For those of us who follow the equities markets closely, valuations -- which, after all, are simply reflections of the sentiments of those willing to put their investment money where their mouths are -- occasionally appear to represent a strange coalescence of inexplicability and folly.

For instance let's take a gander at the P/E multiple accorded to The New York Times Company (NYSE: NYT), producer of the famous -- or perhaps infamous -- Grey Lady. The readership of the Times' properties, and consequently related advertising revenues, have for years tumbled like so many gold-medal gymnasts. Then let's compare that valuation to what is accorded deepwater drilling contractor Diamond Offshore (NYSE: DO).

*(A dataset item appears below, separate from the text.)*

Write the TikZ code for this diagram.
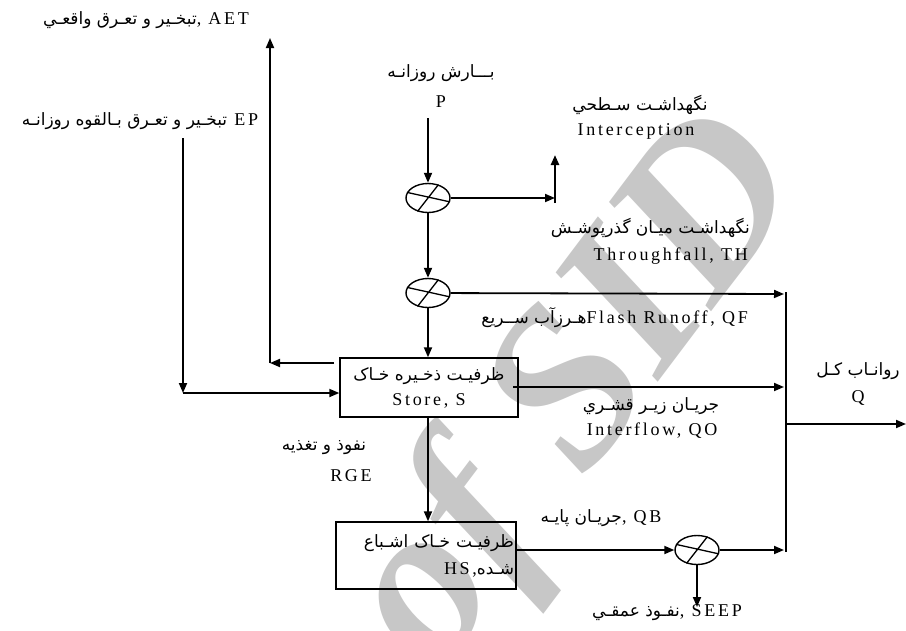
\documentclass[tikz,border=0pt]{standalone}
\usepackage{fontspec}
\usetikzlibrary{arrows.meta,shapes.geometric}
\TeXXeTstate=1
\newfontfamily\lat{Liberation Serif}[LetterSpace=15]
\newfontfamily\ar[Script=Arabic]{DejaVu Sans}
\newfontfamily\wmfont{Liberation Serif}
\newcommand\artxt[1]{{\ar\fontsize{17}{20}\selectfont\beginR #1\endR}}
\begin{document}
\begin{tikzpicture}[x=1pt,y=-1pt]
\tikzset{
  lbl/.style={inner sep=0pt, font=\lat\fontsize{18}{22}\selectfont},
  flow/.style={line width=1.8pt, -{Triangle[length=10pt,width=8pt]}},
  sumc/.style={ellipse, draw, line width=1.4pt, minimum width=44pt, minimum height=29pt, inner sep=0pt},
  sbox/.style={draw, line width=1.4pt, inner sep=2pt, font=\lat\fontsize{18}{22}\selectfont},
}
\useasboundingbox (0,0) rectangle (906,630);
\begin{scope}
\clip (0,0) rectangle (906,630);
\node[rotate=53, text=black!22, inner sep=0pt, font=\wmfont\bfseries\itshape\fontsize{225}{225}\selectfont] (wm) at (580,395) {of SID};
\end{scope}

% labels
\node[lbl] (aet) at (146,20) {\artxt{تبخـير و تعـرق واقعـي}, AET};
\node[lbl] (ep) at (140,121) {\artxt{تبخـير و تعـرق بـالقوه روزانـه} EP};
\node[lbl] (pa) at (441,73) {\artxt{بـــارش روزانـه}};
\node[lbl] (pl) at (441,102) {P};
\node[lbl] (ia) at (640,105) {\artxt{نگهداشـت سـطحي}};
\node[lbl] (il) at (636,131) {Interception};
\node[lbl, anchor=east] (ta) at (750,228) {\artxt{نگهداشـت ميـان گذرپوشـش}};
\node[lbl, anchor=east] (tl) at (748,256) {Throughfall, TH};
\node[lbl, anchor=east] (fl) at (748,318) {\artxt{هـرزآب ســريع}Flash Runoff, QF};
\node[lbl] (xa) at (651,406) {\artxt{جريـان زيـر قشـري}};
\node[lbl] (xl) at (652,431) {Interflow, QO};
\node[lbl] (qa) at (858,371) {\artxt{روانـاب کـل}};
\node[lbl] (ql) at (858,398) {Q};
\node[lbl] (ra) at (324,448) {\artxt{نفوذ و تغذيه}};
\node[lbl] (rl) at (351,476) {RGE};
\node[lbl] (qb) at (601,518) {\artxt{جريـان پايـه}, QB};
\node[lbl] (seep) at (667,613) {\artxt{نفـوذ عمقـي}, SEEP};

% summing junctions
\node[sumc] (c1) at (428,198) {};
\node[sumc] (c2) at (428,293) {};
\node[sumc] (c3) at (697,550) {};
\foreach \c in {c1,c2,c3}
  \draw[line width=1.3pt] (\c.165) -- (\c.-10) (\c.52) -- (\c.232);

% boxes
\node[sbox, minimum width=178pt, minimum height=59pt, align=center] (store) at (429,387.5)
  {\artxt{ظرفيـت ذخـيره خـاک}\\[3pt]Store, S};
\node[sbox, minimum height=67pt, text width=176pt, align=right] (hs) at (426,555.5)
  {\artxt{ظرفيـت خـاک اشـباع}\\[5pt]HS,\artxt{شـده}};

% coordinates
\coordinate (p0) at (428,118);
\coordinate (i1) at (555,198);
\coordinate (i0) at (555,203);
\coordinate (i2) at (555,155);
\coordinate (e1) at (183,138);
\coordinate (e2) at (183,393);
\coordinate (a1) at (270,38);
\coordinate (a2) at (270,363);
\coordinate (a3) at (334,363);
\coordinate (bt) at (786,292);
\coordinate (bb) at (786,552);
\coordinate (f1) at (784,294);
\coordinate (x0) at (513,387);
\coordinate (x1) at (784,387);
\coordinate (b1) at (784,550);
\coordinate (o0) at (786,424);
\coordinate (o1) at (906,424);
\coordinate (s1) at (697,607);

% connectors
\draw[flow] (p0) -- (c1);
\draw[flow] (c1) -- (i1);
\draw[flow, line width=2.4pt] (i0) -- (i2);
\draw[flow] (c1) -- (c2);
\draw[flow] (c2) -- (f1);
\draw[flow] (c2) -- (c2 |- store.north);
\draw[flow] (a3) -- (a2);
\draw[flow] (a2) -- (a1);
\draw[flow] (e1) -- (e2);
\draw[flow] (e2) -- (e2 -| store.west);
\draw[flow] (x0) -- (x1);
\draw[flow] (c2 |- store.south) -- (c2 |- hs.north);
\draw[flow] (hs.east |- c3) -- (c3);
\draw[flow] (c3) -- (b1);
\draw[flow] (c3) -- (s1);
\draw[flow] (o0) -- (o1);
\draw[line width=1.8pt] (bt) -- (bb);
\end{tikzpicture}
\end{document}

You can buy dozens of Solyndras cheap
Despite its declining fortunes, The New York Times Company boasts a 20-times forward P/E multiple. In the face of its atrophying circumstances, its directors (appropriately) have eschewed any sort of dividend, giving its shares a yield that fluctuates between zip and nada.

By contrast, the Houston-based driller is active globally, often in water depths of 10,000 feet or more. It routinely forks over as much for a single new deepwater drilling unit as our friends in the federal government frittered away backing solar "star" Solyndra.

Diamond's board has regularly declared special $0.75 quarterly cash dividends, giving it a forward yield of an unremarkable 0.70%. But with the special dividend largesse, its trailing yield sits above 2.60%. For all this, the company's forward P/E is slightly above nine times, or less than half that of the floundering Times Company.

When the two companies reported last week, Times executives told us that their company's adjusted per-share earnings had slipped by 20%. That, despite palaver about all manner of steps to reposition (read: reinvent) the company.

But, sticking with per-share metrics, Diamond Offshore recorded $1.27 for the quarter, from $1.21 and topping the Wall Street seers' consensus forecast of $1.15. That beat works out to a commendable 10%.

Contrasting futures for the companies
There's also the important consideration of the likely futures of the two companies. I know, I know, Times' circulation grew by nearly 7% in the quarter, led by "continued strength in our digital subscription initiatives." But digital customers' brand loyalty is far more evanescent than that of readers who actually grip their daily fish wrappers between their fingers.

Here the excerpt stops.